The London-based investment firm, which confirmed its position to TheWrap, told the Wall Street Journal that a “straight equity exchange between Fox Corp. and News Corp would dilute and delay the realization of News Corp’s substantial intrinsic value.”
It argues that any combination should involve the sale of key News Corp assets to ensure the company’s stock is valued at more than $30 per share.
IFP, which has reportedly been advising News Corporation since at least July 2020, has fielded several suggestions, including selling its online real estate businesses.
News Corp’s businesses include The Wall Street Journal, Dow Jones, The New York Post, Realtor.com, HarperCollins Publishers, Australian pay TV company FoxTel and real estate advertising firm REA Group.
IFP holds a roughly $700 million stake in News Corp, representing about 7% of its Class A shares and 6.6% of Class B shares. It also holds around 6% of Fox’s Class A shares.

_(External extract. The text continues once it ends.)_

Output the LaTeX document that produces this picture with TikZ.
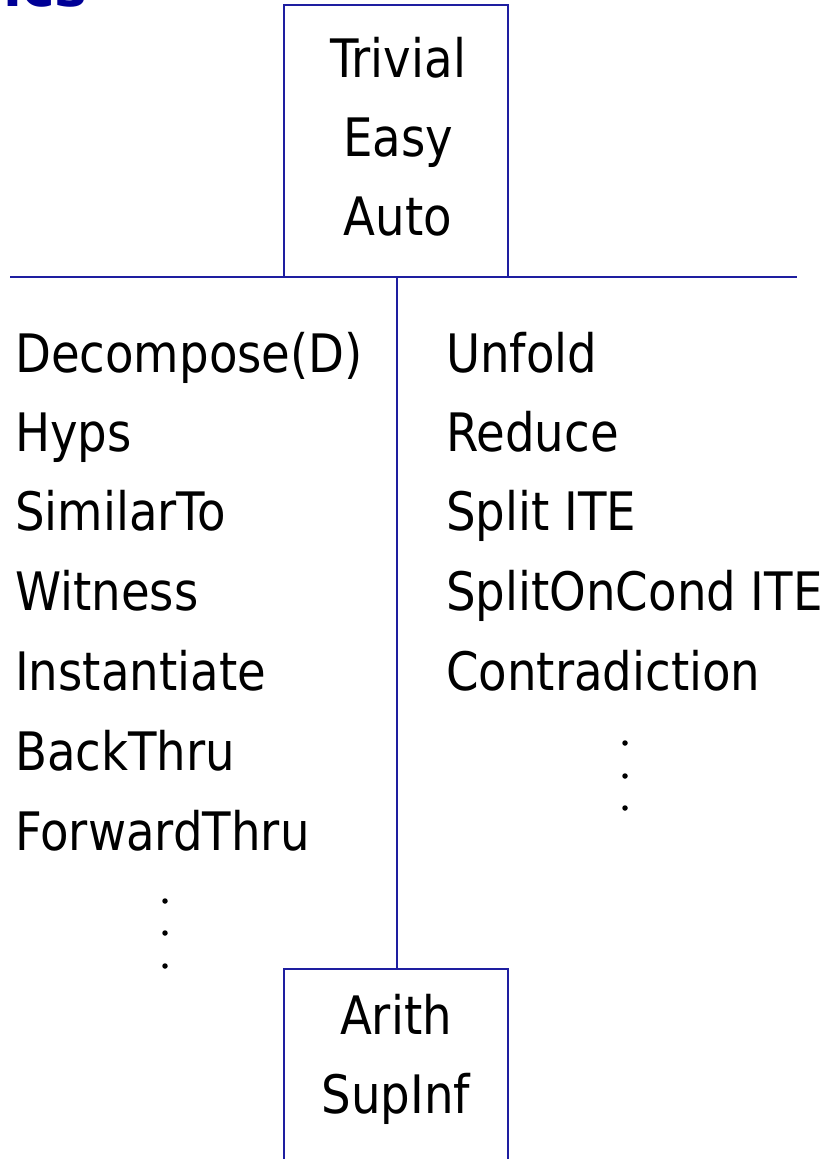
\documentclass[tikz,border=0pt]{standalone}
\usepackage{fontspec}
\newfontfamily\tah[FakeStretch=0.88]{DejaVu Sans}
\newfontfamily\tahb{DejaVu Sans Bold}
\definecolor{linecol}{RGB}{30,30,160}
\definecolor{titlecol}{RGB}{0,0,150}
\begin{document}
\begin{tikzpicture}[x=1pt,y=-1pt,
  lbl/.style={inner sep=0pt,font=\tah\fontsize{53}{60}\selectfont,text=black},
  boxst/.style={draw=linecol,line width=1.8pt,rectangle,inner sep=0pt},
  conn/.style={draw=linecol,line width=1.8pt},
  dotst/.style={circle,fill=black,inner sep=0pt,minimum size=5.5pt}]
\useasboundingbox (0,0) rectangle (838,1159);
% partial title
\node[inner sep=0pt,anchor=base west,font=\tahb\fontsize{55}{60}\selectfont,text=titlecol] (title) at (3,6) {ics};
% boxes
\node[boxst,minimum width=224pt,minimum height=272pt] (topbox) at (396,141) {};
\node[boxst,minimum width=224pt,minimum height=260pt] (botbox) at (396,1099) {};
% lines
\coordinate (hl) at (10,277);
\coordinate (hr) at (797,277);
\coordinate (junc) at (397,277);
\draw[conn] (hl) -- (hr);
\draw[conn] (junc) -- (junc |- botbox.north);
% top box text
\node[lbl,anchor=base] (trivial) at (398,77) {Trivial};
\node[lbl,anchor=base] (easy) at (398,156) {Easy};
\node[lbl,anchor=base] (auto) at (398,235) {Auto};
% bottom box text
\node[lbl,anchor=base] (arith) at (396,1034) {Arith};
\node[lbl,anchor=base] (supinf) at (396,1113) {SupInf};
% left column
\node[lbl,anchor=base west] (l1) at (15,372) {Decompose(D)};
\node[lbl,anchor=base west] (l2) at (15,451) {Hyps};
\node[lbl,anchor=base west] (l3) at (15,530) {SimilarTo};
\node[lbl,anchor=base west] (l4) at (15,610) {Witness};
\node[lbl,anchor=base west] (l5) at (15,690) {Instantiate};
\node[lbl,anchor=base west] (l6) at (15,770) {BackThru};
\node[lbl,anchor=base west] (l7) at (15,850) {ForwardThru};
\node[dotst] (ld1) at (165,901) {};
\node[dotst] (ld2) at (165,933) {};
\node[dotst] (ld3) at (165,966) {};
% right column
\node[lbl,anchor=base west] (r1) at (446,372) {Unfold};
\node[lbl,anchor=base west] (r2) at (446,451) {Reduce};
\node[lbl,anchor=base west] (r3) at (446,530) {Split ITE};
\node[lbl,anchor=base west] (r4) at (446,610) {SplitOnCond ITE};
\node[lbl,anchor=base west] (r5) at (446,690) {Contradiction};
\node[dotst] (rd1) at (625,743) {};
\node[dotst] (rd2) at (625,776) {};
\node[dotst] (rd3) at (625,808) {};
\end{tikzpicture}
\end{document}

In addition to IFP, investor Irenic Capital Management has also sent a letter opposing the current combination proposal, arguing that News Corp’s fundamental value is at least $34 per share. It also urges News Corp to consider spinning off its digital real estate and Dow Jones businesses. The firm holds approximately 2% of News Corp.’s Class B voting shares.
As of press time, News Corp stock is down more than 19% year to date, trading around $18 per share, while Fox stock is down 17% year to date, trading around $30 per share.
Murdoch’s businesses were split back in 2013 after being housed under the News Corp banner. In 2018, Murdoch agreed to sell Fox’s entertainment assets to the Walt Disney Company in a deal valued at $71.3 billion.
Last month, News Corp announced that it was forming a special committee composed of “independent and disinterested members of the Board” to explore a potential combination with Fox Corporation following the receipt of letters from Murdoch and the Murdoch Family Trust.
The company emphasized that the move would be thoroughly evaluated in consultation with its independent financial and legal advisors to ensure it was consistent with fiduciary duties. It also noted that the committee “has not made any determination with respect to any such potential combination at this time, and there can be no certainty that the Company will engage in such a transaction.”
Representatives for News Corp. and Fox declined to comment.